*WORK TO COMPLETE*
Omit pictures and quote the listing below line by line, from its start through the line that holds "const height = H".
++++ INFORMATION SHOWN ++++
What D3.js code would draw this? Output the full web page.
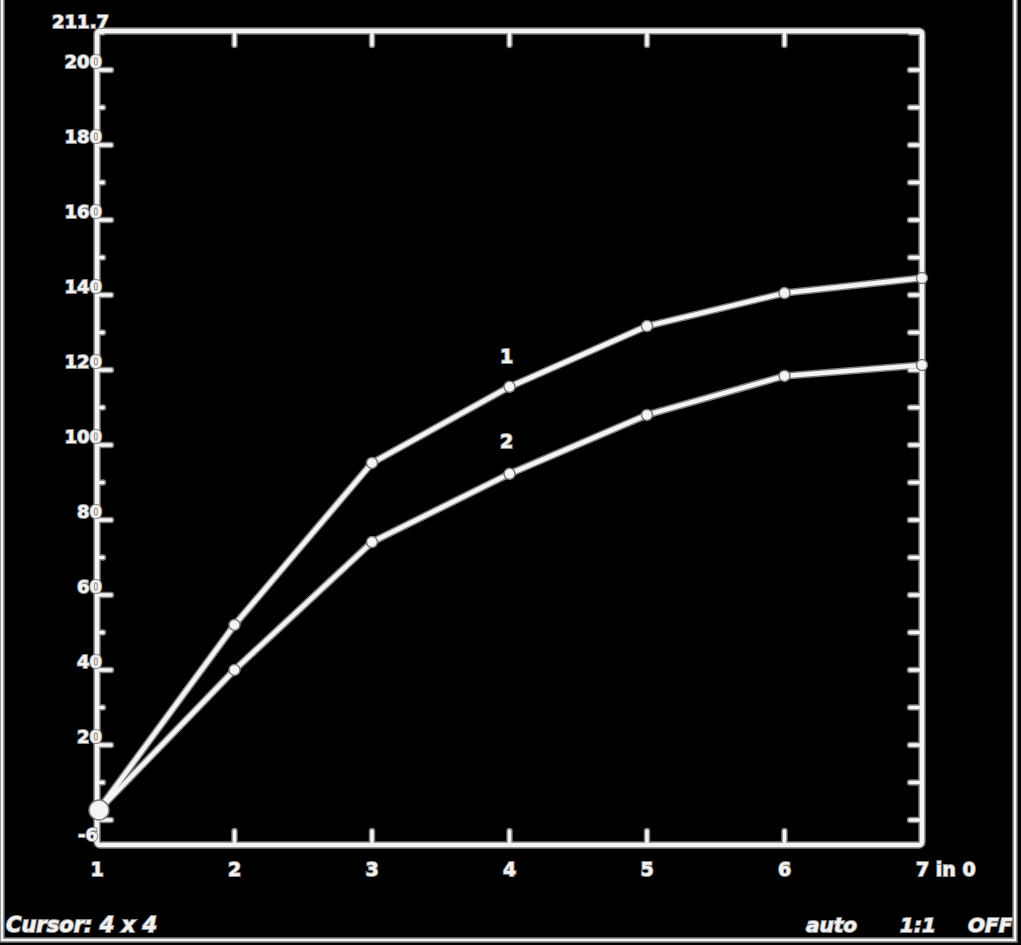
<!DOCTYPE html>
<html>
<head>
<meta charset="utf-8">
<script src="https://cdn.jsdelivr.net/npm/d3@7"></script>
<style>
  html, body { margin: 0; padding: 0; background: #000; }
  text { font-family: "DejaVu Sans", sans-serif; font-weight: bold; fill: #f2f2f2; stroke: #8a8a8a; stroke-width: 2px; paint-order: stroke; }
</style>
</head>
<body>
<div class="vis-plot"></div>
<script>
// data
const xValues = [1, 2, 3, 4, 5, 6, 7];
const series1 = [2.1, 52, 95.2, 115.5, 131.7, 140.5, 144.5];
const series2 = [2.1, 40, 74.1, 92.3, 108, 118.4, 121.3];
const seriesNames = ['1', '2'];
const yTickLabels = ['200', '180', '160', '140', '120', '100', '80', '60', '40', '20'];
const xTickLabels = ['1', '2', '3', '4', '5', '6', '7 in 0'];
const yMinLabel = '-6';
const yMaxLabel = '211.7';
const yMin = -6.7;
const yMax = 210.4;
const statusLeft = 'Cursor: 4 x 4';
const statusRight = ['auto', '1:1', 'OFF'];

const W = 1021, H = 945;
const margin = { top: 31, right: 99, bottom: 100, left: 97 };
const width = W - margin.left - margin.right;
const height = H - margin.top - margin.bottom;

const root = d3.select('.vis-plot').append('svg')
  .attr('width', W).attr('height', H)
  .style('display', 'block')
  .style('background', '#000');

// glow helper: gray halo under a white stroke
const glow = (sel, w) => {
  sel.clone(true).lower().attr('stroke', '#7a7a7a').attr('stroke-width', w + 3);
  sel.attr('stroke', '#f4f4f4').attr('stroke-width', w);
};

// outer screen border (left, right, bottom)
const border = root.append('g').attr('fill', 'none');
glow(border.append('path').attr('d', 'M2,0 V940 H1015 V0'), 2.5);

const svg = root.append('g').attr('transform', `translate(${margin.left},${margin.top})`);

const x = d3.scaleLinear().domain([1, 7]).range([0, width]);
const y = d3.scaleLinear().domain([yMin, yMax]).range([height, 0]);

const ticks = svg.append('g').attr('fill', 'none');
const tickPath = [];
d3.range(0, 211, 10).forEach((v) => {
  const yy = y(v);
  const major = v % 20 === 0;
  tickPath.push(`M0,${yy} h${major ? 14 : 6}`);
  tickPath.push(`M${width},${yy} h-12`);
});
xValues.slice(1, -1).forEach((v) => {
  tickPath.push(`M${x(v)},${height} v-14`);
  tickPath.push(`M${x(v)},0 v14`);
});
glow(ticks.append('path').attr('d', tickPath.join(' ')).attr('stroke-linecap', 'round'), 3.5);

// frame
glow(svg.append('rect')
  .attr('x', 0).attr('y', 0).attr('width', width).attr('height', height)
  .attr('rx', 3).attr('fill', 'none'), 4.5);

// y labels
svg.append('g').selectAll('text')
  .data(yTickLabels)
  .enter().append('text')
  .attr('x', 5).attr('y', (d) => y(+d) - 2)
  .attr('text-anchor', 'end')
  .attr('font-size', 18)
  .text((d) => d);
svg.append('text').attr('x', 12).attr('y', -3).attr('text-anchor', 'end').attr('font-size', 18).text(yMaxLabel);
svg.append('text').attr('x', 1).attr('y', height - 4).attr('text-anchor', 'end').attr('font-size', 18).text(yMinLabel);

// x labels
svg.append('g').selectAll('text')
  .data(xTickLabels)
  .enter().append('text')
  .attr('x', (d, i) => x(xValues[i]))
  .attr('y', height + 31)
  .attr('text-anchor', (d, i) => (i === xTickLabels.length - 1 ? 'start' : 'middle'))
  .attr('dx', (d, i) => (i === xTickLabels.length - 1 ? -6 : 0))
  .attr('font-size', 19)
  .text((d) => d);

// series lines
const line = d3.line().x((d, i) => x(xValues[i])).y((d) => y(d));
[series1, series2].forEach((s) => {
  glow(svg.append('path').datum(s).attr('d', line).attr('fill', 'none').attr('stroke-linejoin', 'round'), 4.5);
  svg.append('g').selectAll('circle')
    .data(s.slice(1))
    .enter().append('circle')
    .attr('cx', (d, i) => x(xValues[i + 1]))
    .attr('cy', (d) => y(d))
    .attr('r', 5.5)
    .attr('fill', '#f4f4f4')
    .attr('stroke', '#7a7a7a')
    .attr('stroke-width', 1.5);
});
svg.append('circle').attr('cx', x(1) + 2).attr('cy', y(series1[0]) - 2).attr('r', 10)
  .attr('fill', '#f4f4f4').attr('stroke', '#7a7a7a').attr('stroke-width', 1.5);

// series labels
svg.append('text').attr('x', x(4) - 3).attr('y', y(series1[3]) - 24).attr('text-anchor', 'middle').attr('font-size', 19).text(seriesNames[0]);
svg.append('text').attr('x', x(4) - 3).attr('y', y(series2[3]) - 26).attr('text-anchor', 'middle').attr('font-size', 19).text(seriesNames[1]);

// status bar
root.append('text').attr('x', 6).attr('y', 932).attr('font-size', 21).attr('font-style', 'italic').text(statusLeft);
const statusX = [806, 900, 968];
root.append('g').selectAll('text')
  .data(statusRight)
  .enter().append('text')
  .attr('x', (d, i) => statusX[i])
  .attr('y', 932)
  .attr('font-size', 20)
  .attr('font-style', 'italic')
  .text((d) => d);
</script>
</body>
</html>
++++
*ANSWER TO THIS PROBLEM*
What D3.js code would draw this? Output the full web page.
<!DOCTYPE html>
<html>
<head>
<meta charset="utf-8">
<script src="https://cdn.jsdelivr.net/npm/d3@7"></script>
<style>
  html, body { margin: 0; padding: 0; background: #000; }
  text { font-family: "DejaVu Sans", sans-serif; font-weight: bold; fill: #f2f2f2; stroke: #8a8a8a; stroke-width: 2px; paint-order: stroke; }
</style>
</head>
<body>
<div class="vis-plot"></div>
<script>
// data
const xValues = [1, 2, 3, 4, 5, 6, 7];
const series1 = [2.1, 52, 95.2, 115.5, 131.7, 140.5, 144.5];
const series2 = [2.1, 40, 74.1, 92.3, 108, 118.4, 121.3];
const seriesNames = ['1', '2'];
const yTickLabels = ['200', '180', '160', '140', '120', '100', '80', '60', '40', '20'];
const xTickLabels = ['1', '2', '3', '4', '5', '6', '7 in 0'];
const yMinLabel = '-6';
const yMaxLabel = '211.7';
const yMin = -6.7;
const yMax = 210.4;
const statusLeft = 'Cursor: 4 x 4';
const statusRight = ['auto', '1:1', 'OFF'];

const W = 1021, H = 945;
const margin = { top: 31, right: 99, bottom: 100, left: 97 };
const width = W - margin.left - margin.right;
const height = H - margin.top - margin.bottom;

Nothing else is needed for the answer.